[Begin Material for this task]

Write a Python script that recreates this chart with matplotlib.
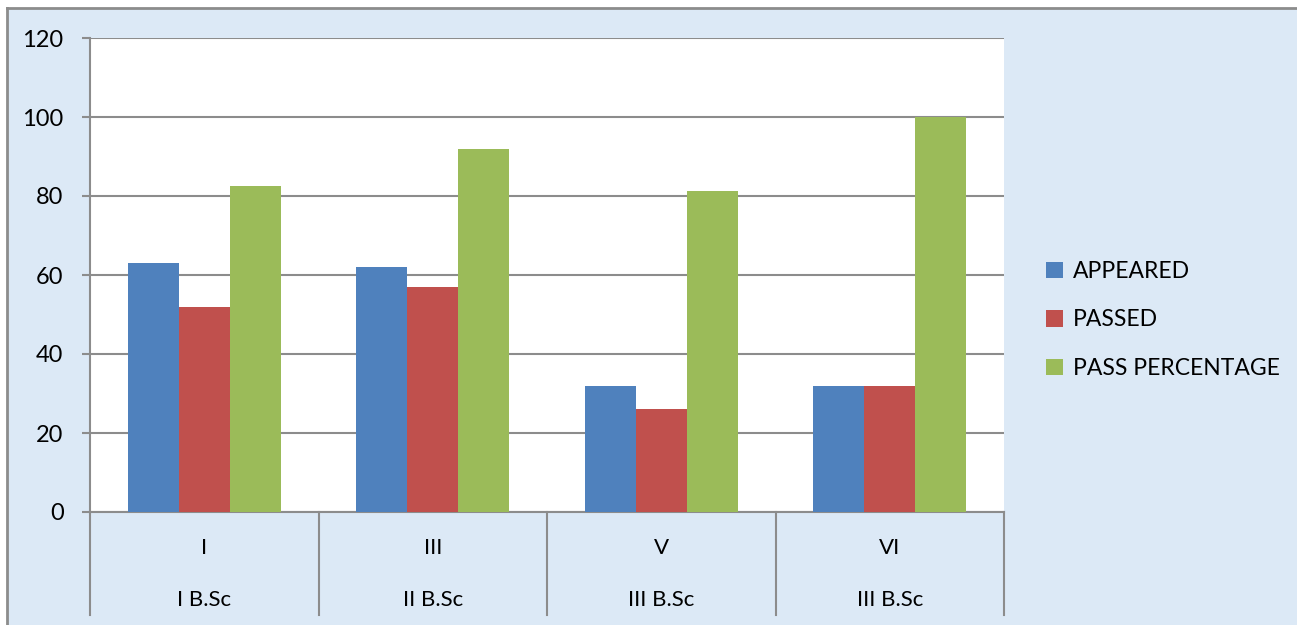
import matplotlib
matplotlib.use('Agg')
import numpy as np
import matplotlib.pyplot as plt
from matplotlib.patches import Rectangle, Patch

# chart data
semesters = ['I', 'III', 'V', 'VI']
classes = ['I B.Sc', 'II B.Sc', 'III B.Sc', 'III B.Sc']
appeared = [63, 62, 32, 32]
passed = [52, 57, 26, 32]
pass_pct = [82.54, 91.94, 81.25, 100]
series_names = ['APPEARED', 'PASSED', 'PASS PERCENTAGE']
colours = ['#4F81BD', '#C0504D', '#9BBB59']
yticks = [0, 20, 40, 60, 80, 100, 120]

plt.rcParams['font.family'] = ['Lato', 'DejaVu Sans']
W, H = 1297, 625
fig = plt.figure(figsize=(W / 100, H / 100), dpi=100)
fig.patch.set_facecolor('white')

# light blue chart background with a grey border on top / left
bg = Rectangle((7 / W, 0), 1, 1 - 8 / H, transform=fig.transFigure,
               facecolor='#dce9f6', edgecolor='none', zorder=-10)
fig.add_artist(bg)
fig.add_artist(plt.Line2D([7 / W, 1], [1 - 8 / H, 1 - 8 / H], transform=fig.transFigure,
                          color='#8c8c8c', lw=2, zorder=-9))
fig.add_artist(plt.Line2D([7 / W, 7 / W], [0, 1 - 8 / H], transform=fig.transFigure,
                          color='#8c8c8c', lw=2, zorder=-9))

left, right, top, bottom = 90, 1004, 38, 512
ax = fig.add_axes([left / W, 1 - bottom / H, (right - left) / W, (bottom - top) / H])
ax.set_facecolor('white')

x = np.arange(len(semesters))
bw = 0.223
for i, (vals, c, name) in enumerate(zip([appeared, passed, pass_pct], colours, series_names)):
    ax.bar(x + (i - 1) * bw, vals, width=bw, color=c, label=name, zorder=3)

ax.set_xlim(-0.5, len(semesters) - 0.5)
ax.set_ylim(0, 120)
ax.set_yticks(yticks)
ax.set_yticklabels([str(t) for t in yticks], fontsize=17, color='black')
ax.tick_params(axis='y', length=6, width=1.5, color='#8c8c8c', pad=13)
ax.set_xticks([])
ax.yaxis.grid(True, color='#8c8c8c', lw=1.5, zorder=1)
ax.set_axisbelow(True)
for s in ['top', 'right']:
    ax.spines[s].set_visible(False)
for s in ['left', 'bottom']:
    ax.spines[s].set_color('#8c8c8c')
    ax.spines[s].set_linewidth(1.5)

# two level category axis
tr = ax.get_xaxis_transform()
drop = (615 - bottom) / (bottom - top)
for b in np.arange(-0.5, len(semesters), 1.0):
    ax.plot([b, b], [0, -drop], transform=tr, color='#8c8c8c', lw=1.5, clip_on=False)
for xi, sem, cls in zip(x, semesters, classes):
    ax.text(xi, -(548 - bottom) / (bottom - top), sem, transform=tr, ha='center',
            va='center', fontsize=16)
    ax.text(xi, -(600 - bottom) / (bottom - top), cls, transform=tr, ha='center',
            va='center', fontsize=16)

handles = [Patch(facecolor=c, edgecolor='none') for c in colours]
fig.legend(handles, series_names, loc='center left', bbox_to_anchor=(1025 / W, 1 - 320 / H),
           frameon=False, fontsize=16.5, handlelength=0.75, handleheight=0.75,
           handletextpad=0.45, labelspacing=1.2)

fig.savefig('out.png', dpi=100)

[End Material for this task]
[Begin Material for this task]

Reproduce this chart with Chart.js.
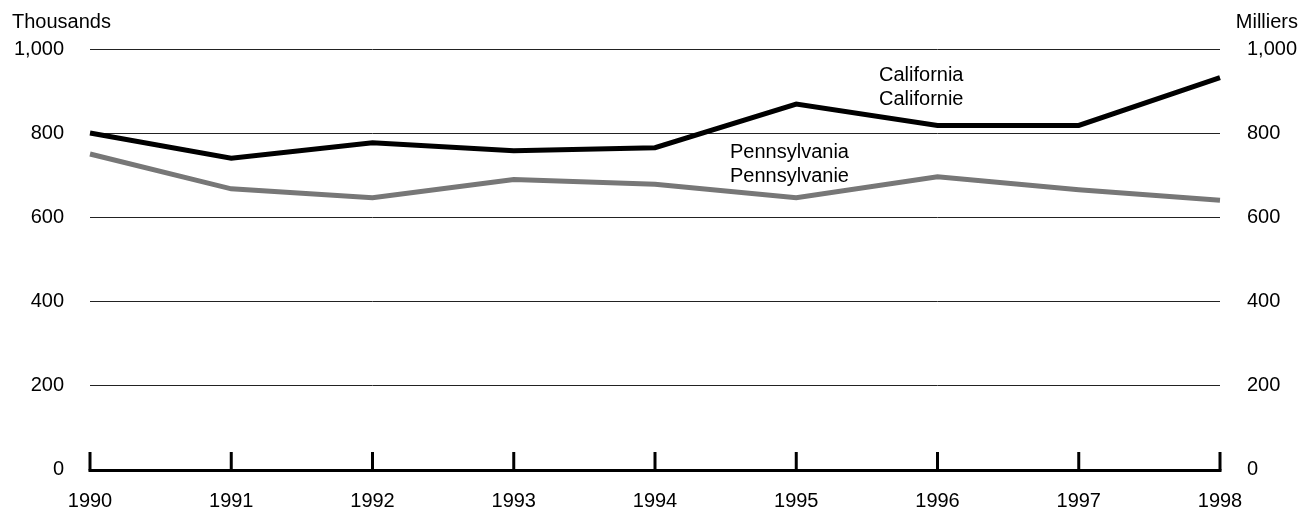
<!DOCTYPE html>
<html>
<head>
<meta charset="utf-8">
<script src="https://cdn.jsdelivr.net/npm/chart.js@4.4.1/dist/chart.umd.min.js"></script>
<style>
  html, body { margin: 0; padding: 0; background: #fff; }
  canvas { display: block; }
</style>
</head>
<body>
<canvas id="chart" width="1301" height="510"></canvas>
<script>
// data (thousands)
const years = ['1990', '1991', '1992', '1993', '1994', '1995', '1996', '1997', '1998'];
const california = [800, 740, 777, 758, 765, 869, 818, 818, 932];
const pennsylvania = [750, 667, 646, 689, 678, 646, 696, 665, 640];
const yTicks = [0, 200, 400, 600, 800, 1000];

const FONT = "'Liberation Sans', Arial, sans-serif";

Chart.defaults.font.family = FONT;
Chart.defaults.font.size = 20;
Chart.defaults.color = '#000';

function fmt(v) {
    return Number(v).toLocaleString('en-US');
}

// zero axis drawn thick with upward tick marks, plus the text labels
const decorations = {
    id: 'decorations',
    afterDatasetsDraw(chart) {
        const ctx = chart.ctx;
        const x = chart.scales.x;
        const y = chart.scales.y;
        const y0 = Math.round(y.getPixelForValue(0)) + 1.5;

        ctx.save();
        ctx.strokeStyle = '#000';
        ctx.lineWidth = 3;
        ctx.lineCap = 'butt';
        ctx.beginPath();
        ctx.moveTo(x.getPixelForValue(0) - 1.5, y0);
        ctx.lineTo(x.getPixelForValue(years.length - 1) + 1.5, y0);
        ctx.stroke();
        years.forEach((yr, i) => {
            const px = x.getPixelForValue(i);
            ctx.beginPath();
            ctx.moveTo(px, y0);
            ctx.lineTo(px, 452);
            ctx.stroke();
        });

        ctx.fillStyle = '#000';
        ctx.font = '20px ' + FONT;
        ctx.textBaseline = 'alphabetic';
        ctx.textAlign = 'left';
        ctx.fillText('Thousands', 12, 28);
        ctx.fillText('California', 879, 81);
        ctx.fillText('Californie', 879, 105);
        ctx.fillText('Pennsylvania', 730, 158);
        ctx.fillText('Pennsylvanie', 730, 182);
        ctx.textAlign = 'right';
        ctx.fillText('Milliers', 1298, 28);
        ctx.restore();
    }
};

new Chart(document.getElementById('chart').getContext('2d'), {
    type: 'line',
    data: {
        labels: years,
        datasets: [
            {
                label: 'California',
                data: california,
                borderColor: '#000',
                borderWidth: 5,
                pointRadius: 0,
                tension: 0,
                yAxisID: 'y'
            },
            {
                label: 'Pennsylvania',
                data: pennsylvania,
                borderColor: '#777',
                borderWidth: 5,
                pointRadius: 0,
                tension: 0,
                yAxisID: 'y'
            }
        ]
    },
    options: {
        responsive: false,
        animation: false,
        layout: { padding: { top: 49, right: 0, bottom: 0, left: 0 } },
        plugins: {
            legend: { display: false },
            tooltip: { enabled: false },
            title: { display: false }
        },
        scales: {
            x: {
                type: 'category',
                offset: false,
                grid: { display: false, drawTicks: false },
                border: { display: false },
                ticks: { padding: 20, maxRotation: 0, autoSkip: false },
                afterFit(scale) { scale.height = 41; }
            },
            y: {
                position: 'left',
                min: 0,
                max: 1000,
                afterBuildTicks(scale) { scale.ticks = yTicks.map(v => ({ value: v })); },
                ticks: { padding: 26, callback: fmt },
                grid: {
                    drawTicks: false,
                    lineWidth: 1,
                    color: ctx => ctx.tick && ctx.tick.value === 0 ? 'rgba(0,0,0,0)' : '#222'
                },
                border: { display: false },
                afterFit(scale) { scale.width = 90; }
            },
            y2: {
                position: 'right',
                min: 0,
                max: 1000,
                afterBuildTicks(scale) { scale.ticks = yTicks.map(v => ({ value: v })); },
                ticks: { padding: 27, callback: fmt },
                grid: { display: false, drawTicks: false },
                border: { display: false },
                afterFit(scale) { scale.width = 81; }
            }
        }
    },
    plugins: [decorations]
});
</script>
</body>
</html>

[End Material for this task]
[Begin Material for this task]

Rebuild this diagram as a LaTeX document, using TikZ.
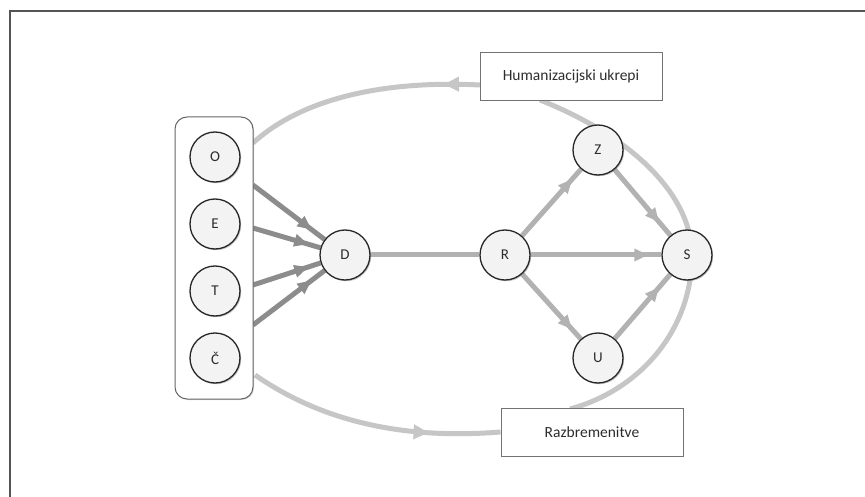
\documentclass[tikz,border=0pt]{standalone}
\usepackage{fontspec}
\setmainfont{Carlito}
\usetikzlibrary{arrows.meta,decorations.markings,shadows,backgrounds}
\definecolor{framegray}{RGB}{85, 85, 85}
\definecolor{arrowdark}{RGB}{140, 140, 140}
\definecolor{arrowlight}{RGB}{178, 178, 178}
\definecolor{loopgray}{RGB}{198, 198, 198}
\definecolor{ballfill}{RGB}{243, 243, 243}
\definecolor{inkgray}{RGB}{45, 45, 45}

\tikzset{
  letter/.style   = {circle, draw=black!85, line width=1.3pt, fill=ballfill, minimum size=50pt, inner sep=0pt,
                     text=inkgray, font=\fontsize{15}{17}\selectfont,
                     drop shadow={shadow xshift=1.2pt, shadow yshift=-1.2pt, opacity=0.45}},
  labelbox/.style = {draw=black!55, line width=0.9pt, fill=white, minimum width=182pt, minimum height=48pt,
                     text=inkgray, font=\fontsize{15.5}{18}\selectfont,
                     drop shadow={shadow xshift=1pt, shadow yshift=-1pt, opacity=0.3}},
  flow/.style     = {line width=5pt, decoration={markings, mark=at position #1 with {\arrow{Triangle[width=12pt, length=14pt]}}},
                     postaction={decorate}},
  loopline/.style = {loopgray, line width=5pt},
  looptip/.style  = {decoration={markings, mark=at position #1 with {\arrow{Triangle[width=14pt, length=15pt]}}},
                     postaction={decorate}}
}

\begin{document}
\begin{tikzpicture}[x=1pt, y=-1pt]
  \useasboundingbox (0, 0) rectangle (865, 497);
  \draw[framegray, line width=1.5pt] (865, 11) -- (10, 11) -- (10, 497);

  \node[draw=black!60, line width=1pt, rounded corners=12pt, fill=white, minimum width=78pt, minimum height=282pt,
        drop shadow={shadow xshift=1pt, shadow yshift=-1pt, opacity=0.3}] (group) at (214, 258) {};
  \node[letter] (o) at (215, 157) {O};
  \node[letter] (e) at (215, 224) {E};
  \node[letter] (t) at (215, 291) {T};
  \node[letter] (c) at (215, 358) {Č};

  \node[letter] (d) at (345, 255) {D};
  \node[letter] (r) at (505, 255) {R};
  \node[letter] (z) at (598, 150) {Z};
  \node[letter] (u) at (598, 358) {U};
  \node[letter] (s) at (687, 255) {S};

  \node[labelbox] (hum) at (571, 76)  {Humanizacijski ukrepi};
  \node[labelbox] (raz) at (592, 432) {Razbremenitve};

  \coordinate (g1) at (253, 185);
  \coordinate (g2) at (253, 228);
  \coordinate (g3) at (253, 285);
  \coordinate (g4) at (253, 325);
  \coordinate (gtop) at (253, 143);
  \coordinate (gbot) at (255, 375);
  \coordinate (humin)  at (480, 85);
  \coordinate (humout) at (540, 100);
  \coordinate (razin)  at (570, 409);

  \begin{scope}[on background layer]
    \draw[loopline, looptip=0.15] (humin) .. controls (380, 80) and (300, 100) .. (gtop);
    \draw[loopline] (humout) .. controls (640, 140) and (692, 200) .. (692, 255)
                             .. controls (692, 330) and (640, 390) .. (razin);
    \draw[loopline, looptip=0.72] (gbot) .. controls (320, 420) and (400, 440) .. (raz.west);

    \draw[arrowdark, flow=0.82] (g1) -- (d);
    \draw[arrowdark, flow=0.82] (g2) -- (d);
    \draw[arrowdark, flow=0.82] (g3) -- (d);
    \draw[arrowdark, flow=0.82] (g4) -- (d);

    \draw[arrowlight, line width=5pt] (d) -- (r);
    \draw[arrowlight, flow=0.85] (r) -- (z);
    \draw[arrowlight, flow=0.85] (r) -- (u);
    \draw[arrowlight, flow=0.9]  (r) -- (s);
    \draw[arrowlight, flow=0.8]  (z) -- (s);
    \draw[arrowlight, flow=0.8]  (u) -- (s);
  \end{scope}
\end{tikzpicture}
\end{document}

[End Material for this task]

* Directions:
In the entries above, locate every line with the word "script" and copy it.

* Answer to the task:
Write a Python script that recreates this chart with matplotlib.
<script src="https://cdn.jsdelivr.net/npm/chart.js@4.4.1/dist/chart.umd.min.js"></script>
<script>
</script>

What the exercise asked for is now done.